Authorities play down plot against Obama
U.S. attorney refers to two men arrested as "meth heads" and not a "real threat."
U.S. Attorney Troy Eid on Tuesday dismissed reports of a plot to assassinate Barack Obama, calling threats made by two men held on drug and weapons charges "racist rantings" by two people "high on meth" and "not a credible threat" to the senator from Illinois.
The threats, according to authorities, were made by Nathan Johnson and Shawn Robert Adolf, two of three men arrested Sunday evening in connection with a routine traffic stop in nearby Aurora that turned up two rifles with scopes (one of them described by Eid as "a sniper rifle"), body armor; camouflage clothing; and equipment for making methamphetamine.
Those items were in a truck driven by Tharin Gartrell that was stopped by police. Gartrell apparently led police to Adolf and Johnson, staying in separate hotels, who were later arrested. Adolf, who has several outstanding felony warrants, broke his ankle attempting to elude arrest by jumping out of his hotel room's sixth-story window. A quantity of meth was recovered from his room, police said.
Eid said that the evidence of a plot "did not meet the legal standard" to be "a true threat" but that the investigation was continuing.
According to the criminal complaint filed in the case, during an interrogation by Colorado state police and Secret Service agents, a girlfriend of one of the three men said that Gartrell, Johnson, and Adolf, while high on meth, stated an intention to kill Obama during the convention. Adolf rented a room in the Hyatt Regency Tech Center in Denver, believing Obama would be staying there later in the week, and he acquired a rifle fitted for a silencer, along with body armor and other equipment. The girlfriend also said that Adolf had ties to white supremacists. According to an affidavit, the woman quoted Adolf as saying: "No nigger should ever live in the White House."
Nevertheless, Eid said that the threats were not credible, partly because the three men, who he repeatedly referred as "meth heads," were "high on meth" when making the threats.
The arrests were a common topic of conversation among convention-goers and others in town for the convention. Brandon Brea of Orinda, Calif., who was wearing a large "Obama" pin on his sweatshirt, wanted to know whether President Bush had appointed the prosecutor in the case. "That will tell you whether this thing gets buried," said Brea, who was strolling on the 16th Street pedestrian mall.
Eid was indeed appointed by Bush, in 2006. Before that he was a close aide to Bill Owens, then the Republican governor of Colorado; previously he was a longtime lawyer and business executive born and raised in the state.
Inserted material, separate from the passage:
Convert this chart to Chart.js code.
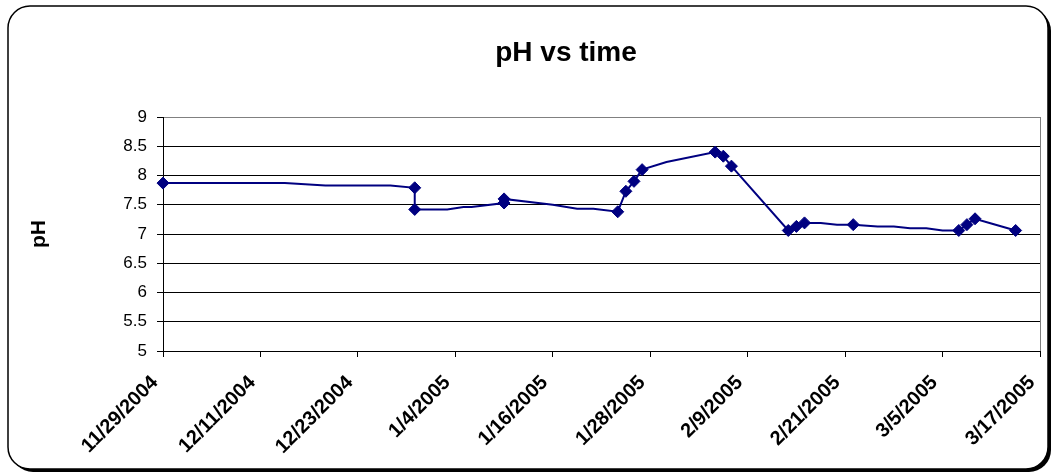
<!DOCTYPE html>
<html>
<head>
  <meta charset="UTF-8">
  <title>pH vs time</title>
  <script src="https://cdn.jsdelivr.net/npm/chart.js@4.4.1/dist/chart.umd.min.js"></script>
  <style>
    html, body { margin: 0; padding: 0; background: #fff; }
    #chart { display: block; }
  </style>
</head>
<body>
<canvas id="chart" width="1054" height="476"></canvas>
<script>
  // readings
  var sampleDates = [
    "2004-11-29", "2004-12-14", "2004-12-19", "2004-12-27", "2004-12-30", "2004-12-30",
    "2005-01-03", "2005-01-05", "2005-01-06", "2005-01-10", "2005-01-10", "2005-01-16",
    "2005-01-19", "2005-01-21", "2005-01-24", "2005-01-25", "2005-01-26", "2005-01-27",
    "2005-01-30", "2005-02-05", "2005-02-06", "2005-02-07", "2005-02-14", "2005-02-15",
    "2005-02-16", "2005-02-18", "2005-02-20", "2005-02-22", "2005-02-25", "2005-02-27",
    "2005-03-01", "2005-03-03", "2005-03-05", "2005-03-07", "2005-03-08", "2005-03-09",
    "2005-03-11", "2005-03-14"
  ];
  var phValues = [
    7.87, 7.87, 7.83, 7.83, 7.79, 7.42,
    7.42, 7.46, 7.46, 7.53, 7.60, 7.50,
    7.43, 7.43, 7.38, 7.73, 7.90, 8.10,
    8.23, 8.40, 8.33, 8.16, 7.06, 7.13,
    7.19, 7.19, 7.16, 7.16, 7.13, 7.13,
    7.10, 7.10, 7.06, 7.06, 7.16, 7.26,
    7.18, 7.06
  ];
  // which readings show a marker
  var marked = [
    1, 0, 0, 0, 1, 1,
    0, 0, 0, 1, 1, 0,
    0, 0, 1, 1, 1, 1,
    0, 1, 1, 1, 1, 1,
    1, 0, 0, 1, 0, 0,
    0, 0, 0, 1, 1, 1,
    0, 1
  ];
  var axisStart = "2004-11-29";
  var axisEnd = "2005-03-17";
  var dayStep = 12;
  var phMin = 5, phMax = 9, phStep = 0.5;

  var DAY = 86400000;
  function toUTC(s) {
    var p = s.split("-");
    return Date.UTC(+p[0], +p[1] - 1, +p[2]);
  }
  var base = toUTC(axisStart);
  function dayOf(s) { return Math.round((toUTC(s) - base) / DAY); }
  function dateLabel(day) {
    var d = new Date(base + day * DAY);
    return (d.getUTCMonth() + 1) + "/" + d.getUTCDate() + "/" + d.getUTCFullYear();
  }

  var points = sampleDates.map(function(s, i) {
    return { x: dayOf(s), y: phValues[i] };
  });

  var FONT = "'Liberation Sans', Arial, sans-serif";

  // rounded frame with a drop shadow, plus the chart title
  var framePlugin = {
    id: "frame",
    beforeDraw: function(chart) {
      var ctx = chart.ctx;
      ctx.save();
      ctx.fillStyle = "#fff";
      ctx.fillRect(0, 0, chart.width, chart.height);
      ctx.fillStyle = "#000";
      ctx.beginPath();
      ctx.roundRect(11, 9, 1040, 463, 22);
      ctx.fill();
      ctx.fillStyle = "#fff";
      ctx.strokeStyle = "#000";
      ctx.lineWidth = 1.5;
      ctx.beginPath();
      ctx.roundRect(8, 6, 1040, 463, 22);
      ctx.fill();
      ctx.stroke();
      ctx.restore();
    },
    afterDraw: function(chart) {
      var ctx = chart.ctx;
      ctx.save();
      ctx.fillStyle = "#000";
      ctx.font = "bold 28px " + FONT;
      ctx.textAlign = "center";
      ctx.textBaseline = "alphabetic";
      ctx.fillText("pH vs time", 566, 61);
      ctx.restore();
    }
  };

  new Chart(document.getElementById("chart"), {
    type: "line",
    data: {
      datasets: [{
        label: "pH",
        data: points,
        borderColor: "#000080",
        borderWidth: 2,
        backgroundColor: "#000080",
        pointStyle: "rectRot",
        pointRadius: function(c) { return marked[c.dataIndex] ? 6 : 0; },
        pointHoverRadius: function(c) { return marked[c.dataIndex] ? 6 : 0; },
        pointBorderWidth: 1,
        pointBorderColor: "#000080",
        pointBackgroundColor: "#000080",
        tension: 0,
        clip: false
      }]
    },
    options: {
      responsive: false,
      animation: false,
      layout: { padding: { top: 117, right: 14, bottom: 0, left: 0 } },
      plugins: {
        legend: { display: false },
        title: { display: false },
        tooltip: { enabled: false }
      },
      scales: {
        x: {
          type: "linear",
          min: dayOf(axisStart),
          max: dayOf(axisEnd),
          afterBuildTicks: function(scale) {
            var t = [];
            for (var d = scale.min; d <= scale.max; d += dayStep) t.push({ value: d });
            scale.ticks = t;
          },
          afterFit: function(scale) {
            scale.height = 476 - 351;
            scale.paddingLeft = 0;
            scale.paddingRight = 0;
          },
          border: { display: true, color: "#000", width: 1 },
          grid: {
            drawOnChartArea: true,
            color: function(c) { return c.tick && c.tick.value === dayOf(axisEnd) ? "#808080" : "rgba(0,0,0,0)"; },
            tickColor: "#000",
            tickLength: 6
          },
          ticks: {
            autoSkip: false,
            maxRotation: 45,
            minRotation: 45,
            padding: 14,
            labelOffset: -8,
            color: "#000",
            font: { family: FONT, size: 20, weight: "bold" },
            callback: function(v) { return dateLabel(v); }
          }
        },
        y: {
          min: phMin,
          max: phMax,
          afterFit: function(scale) {
            scale.width = 163;
            scale.paddingTop = 0;
            scale.paddingBottom = 0;
          },
          border: { display: true, color: "#000", width: 1 },
          grid: {
            color: function(c) { return c.tick && c.tick.value === phMax ? "#808080" : "#000"; },
            tickColor: "#000",
            tickLength: 6
          },
          ticks: {
            stepSize: phStep,
            padding: 10,
            color: "#000",
            font: { family: FONT, size: 17 },
            callback: function(v) { return String(+v.toFixed(1)); }
          },
          title: {
            display: true,
            text: "pH",
            color: "#000",
            font: { family: FONT, size: 21, weight: "bold" },
            padding: { top: 27, bottom: 0 }
          }
        }
      }
    },
    plugins: [framePlugin]
  });
</script>
</body>
</html>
The son of an Egyptian immigrant, Eid is the first Arab-American U.S. attorney, his official biography says.
Obama and top officials for his campaign have had little to say about the arrests, as Obama has usually declined to discuss death threats against him since he emerged as a serious presidential candidate. He was placed under Secret Service protection in May 2007 after a death threat, the first time that a presidential candidate had received such protection before being nominated. A 22-year-old Miami man was arrested three weeks ago after he was accused of publicly threatening Obama's life and the life of Bush. He told authorities he was joking.